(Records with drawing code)
________________

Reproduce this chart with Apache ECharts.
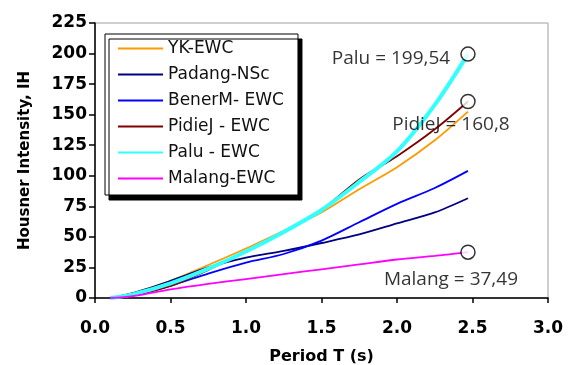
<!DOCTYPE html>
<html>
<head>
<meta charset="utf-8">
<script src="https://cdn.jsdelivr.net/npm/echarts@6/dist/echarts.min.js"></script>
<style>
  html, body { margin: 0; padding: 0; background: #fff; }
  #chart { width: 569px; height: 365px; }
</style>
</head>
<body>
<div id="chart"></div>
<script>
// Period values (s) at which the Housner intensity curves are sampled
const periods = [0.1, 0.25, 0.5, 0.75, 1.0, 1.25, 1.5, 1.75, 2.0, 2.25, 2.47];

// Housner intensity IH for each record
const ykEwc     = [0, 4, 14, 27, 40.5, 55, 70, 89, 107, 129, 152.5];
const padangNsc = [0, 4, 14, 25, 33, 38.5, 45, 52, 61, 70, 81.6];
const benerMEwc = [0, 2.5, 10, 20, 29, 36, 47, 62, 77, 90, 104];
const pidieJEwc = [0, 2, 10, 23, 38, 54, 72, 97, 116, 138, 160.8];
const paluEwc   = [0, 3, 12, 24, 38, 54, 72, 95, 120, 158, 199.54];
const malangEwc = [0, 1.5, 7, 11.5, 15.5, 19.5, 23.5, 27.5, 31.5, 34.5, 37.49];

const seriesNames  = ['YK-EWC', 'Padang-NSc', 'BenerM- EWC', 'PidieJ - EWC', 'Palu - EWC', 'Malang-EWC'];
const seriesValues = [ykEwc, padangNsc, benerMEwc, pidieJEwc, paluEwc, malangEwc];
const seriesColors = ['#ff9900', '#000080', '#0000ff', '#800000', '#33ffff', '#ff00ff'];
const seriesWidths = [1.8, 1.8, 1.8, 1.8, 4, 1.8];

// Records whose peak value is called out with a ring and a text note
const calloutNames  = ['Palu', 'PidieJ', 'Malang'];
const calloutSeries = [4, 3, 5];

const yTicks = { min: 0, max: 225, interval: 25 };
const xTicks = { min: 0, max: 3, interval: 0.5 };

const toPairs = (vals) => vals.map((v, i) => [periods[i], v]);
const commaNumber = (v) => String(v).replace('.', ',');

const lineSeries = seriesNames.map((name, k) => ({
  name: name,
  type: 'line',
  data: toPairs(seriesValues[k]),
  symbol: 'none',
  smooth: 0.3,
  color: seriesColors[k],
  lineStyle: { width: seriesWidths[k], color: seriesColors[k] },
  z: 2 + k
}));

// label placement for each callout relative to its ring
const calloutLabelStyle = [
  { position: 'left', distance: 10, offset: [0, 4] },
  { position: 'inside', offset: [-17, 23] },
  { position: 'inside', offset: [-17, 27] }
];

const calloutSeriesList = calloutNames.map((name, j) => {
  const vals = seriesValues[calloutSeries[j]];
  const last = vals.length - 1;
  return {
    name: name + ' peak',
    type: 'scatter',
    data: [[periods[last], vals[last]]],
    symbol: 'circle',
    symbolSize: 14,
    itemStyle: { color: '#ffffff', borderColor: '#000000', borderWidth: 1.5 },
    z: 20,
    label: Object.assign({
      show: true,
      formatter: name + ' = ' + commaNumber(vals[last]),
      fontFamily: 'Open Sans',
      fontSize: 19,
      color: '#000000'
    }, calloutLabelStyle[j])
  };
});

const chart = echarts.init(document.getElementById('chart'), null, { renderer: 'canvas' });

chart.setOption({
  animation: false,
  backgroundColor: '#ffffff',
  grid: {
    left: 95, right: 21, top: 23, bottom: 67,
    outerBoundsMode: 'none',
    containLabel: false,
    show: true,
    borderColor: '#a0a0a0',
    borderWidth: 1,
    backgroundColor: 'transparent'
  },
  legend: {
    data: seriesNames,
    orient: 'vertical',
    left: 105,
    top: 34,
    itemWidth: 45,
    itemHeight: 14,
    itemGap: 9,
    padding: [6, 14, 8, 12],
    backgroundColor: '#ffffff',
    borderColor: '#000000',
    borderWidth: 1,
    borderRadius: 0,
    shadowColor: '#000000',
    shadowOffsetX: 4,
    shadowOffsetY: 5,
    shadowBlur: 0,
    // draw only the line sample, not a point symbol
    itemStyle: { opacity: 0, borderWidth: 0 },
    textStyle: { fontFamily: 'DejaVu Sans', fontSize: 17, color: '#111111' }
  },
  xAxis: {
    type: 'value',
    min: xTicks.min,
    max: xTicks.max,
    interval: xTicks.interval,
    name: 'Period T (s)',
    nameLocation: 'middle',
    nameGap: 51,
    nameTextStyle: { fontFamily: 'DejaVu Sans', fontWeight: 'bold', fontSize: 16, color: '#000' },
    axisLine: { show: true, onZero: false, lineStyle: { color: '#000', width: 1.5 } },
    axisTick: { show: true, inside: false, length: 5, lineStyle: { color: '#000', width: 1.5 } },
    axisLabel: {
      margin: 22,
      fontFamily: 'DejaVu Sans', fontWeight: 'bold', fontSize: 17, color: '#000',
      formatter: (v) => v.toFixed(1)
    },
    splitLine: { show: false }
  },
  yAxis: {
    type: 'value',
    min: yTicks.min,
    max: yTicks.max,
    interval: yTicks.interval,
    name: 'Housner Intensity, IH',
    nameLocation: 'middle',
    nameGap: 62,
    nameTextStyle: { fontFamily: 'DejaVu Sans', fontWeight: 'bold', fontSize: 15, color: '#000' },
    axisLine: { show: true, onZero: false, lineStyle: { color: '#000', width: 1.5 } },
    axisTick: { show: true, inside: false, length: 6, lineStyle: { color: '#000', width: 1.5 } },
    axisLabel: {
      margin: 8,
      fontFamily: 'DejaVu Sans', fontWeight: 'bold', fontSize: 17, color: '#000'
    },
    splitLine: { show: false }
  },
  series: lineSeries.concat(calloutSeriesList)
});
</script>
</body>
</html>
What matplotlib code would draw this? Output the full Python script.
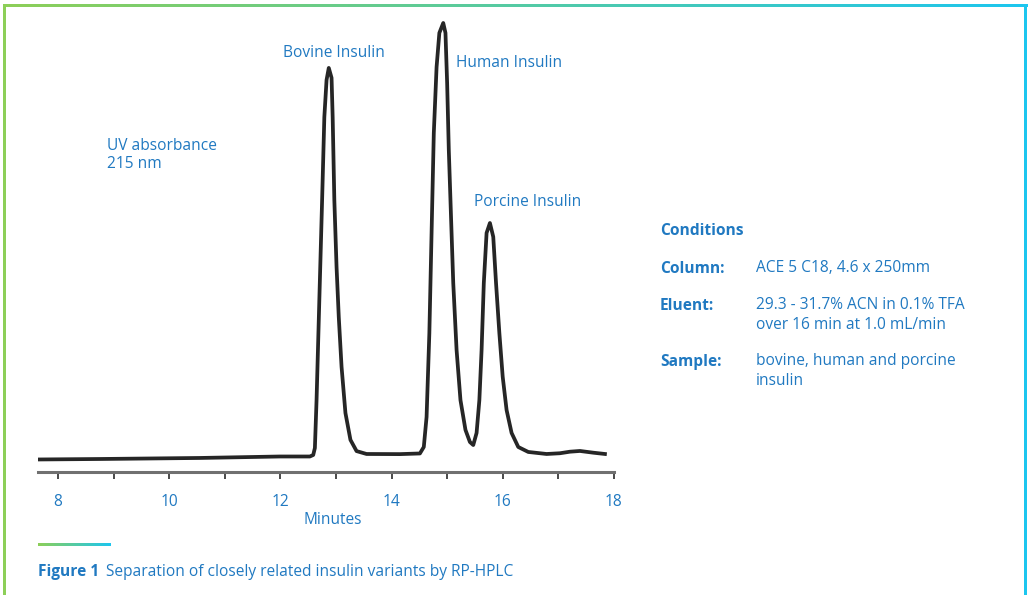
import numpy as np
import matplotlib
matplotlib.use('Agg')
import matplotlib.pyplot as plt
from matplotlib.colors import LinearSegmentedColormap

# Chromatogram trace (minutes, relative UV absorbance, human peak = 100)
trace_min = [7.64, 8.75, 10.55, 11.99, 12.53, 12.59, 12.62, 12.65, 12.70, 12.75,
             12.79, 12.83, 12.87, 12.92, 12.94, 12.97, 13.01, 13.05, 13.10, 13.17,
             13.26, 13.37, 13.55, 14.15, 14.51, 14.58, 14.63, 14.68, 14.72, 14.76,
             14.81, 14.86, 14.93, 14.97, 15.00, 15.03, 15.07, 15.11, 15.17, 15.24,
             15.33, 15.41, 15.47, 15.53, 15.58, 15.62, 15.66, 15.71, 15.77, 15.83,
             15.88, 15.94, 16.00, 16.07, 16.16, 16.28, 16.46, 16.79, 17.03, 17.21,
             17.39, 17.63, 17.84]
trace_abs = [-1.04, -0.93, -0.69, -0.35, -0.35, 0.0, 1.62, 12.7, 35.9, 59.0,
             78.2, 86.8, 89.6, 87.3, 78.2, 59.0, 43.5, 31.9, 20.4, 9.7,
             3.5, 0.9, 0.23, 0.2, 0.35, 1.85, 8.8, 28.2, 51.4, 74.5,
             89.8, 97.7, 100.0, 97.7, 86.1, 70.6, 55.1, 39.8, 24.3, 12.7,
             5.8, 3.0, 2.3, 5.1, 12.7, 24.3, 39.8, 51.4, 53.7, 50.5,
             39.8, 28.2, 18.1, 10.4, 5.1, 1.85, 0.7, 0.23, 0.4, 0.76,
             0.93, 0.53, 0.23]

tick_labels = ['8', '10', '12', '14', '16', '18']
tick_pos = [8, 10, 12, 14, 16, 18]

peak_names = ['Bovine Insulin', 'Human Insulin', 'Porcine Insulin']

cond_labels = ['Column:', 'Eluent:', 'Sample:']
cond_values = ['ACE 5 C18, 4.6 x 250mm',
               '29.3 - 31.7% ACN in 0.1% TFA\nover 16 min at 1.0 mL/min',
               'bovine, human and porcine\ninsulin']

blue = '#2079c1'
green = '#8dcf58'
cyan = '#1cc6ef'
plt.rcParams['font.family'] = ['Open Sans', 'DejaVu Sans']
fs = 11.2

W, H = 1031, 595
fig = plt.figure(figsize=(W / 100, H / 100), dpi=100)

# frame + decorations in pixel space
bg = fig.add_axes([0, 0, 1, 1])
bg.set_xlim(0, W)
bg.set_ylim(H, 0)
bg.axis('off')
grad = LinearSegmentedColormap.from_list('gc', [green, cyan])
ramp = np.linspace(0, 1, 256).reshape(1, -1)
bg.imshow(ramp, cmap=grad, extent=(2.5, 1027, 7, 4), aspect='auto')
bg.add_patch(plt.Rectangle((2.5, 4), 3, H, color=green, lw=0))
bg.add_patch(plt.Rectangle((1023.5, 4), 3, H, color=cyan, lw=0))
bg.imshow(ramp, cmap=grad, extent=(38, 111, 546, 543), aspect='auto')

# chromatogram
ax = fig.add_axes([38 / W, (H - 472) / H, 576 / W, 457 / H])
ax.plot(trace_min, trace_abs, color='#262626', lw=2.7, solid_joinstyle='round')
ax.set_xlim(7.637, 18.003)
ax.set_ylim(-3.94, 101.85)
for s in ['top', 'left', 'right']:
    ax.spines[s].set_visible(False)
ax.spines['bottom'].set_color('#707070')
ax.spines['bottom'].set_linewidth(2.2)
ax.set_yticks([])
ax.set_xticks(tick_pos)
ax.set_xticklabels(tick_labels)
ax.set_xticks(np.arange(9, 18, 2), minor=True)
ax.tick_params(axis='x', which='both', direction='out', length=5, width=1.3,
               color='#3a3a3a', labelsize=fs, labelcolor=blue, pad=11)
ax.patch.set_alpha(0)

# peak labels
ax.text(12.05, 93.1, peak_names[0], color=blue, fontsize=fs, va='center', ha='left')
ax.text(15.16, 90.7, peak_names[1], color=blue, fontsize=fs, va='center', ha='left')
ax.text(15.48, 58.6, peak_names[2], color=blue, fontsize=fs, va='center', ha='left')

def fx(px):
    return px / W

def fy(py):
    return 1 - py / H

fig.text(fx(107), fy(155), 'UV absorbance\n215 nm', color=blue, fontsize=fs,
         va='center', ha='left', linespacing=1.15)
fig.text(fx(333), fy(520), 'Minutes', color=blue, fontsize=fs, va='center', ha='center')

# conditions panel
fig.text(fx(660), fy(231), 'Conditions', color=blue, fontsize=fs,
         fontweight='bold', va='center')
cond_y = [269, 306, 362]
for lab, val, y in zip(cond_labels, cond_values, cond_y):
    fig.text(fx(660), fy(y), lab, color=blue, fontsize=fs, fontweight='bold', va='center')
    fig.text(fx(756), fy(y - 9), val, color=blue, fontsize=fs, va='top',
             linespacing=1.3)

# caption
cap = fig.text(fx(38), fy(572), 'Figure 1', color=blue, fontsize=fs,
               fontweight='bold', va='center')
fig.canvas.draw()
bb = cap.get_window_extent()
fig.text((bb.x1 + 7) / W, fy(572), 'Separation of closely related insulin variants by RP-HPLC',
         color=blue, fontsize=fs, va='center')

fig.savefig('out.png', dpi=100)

________________

Leave the pictures aside and restate exactly the lines from the one containing "What matplotlib code" to the one containing "from matplotlib.colors import", those two lines included.

What matplotlib code would draw this? Output the full Python script.
import numpy as np
import matplotlib
matplotlib.use('Agg')
import matplotlib.pyplot as plt
from matplotlib.colors import LinearSegmentedColormap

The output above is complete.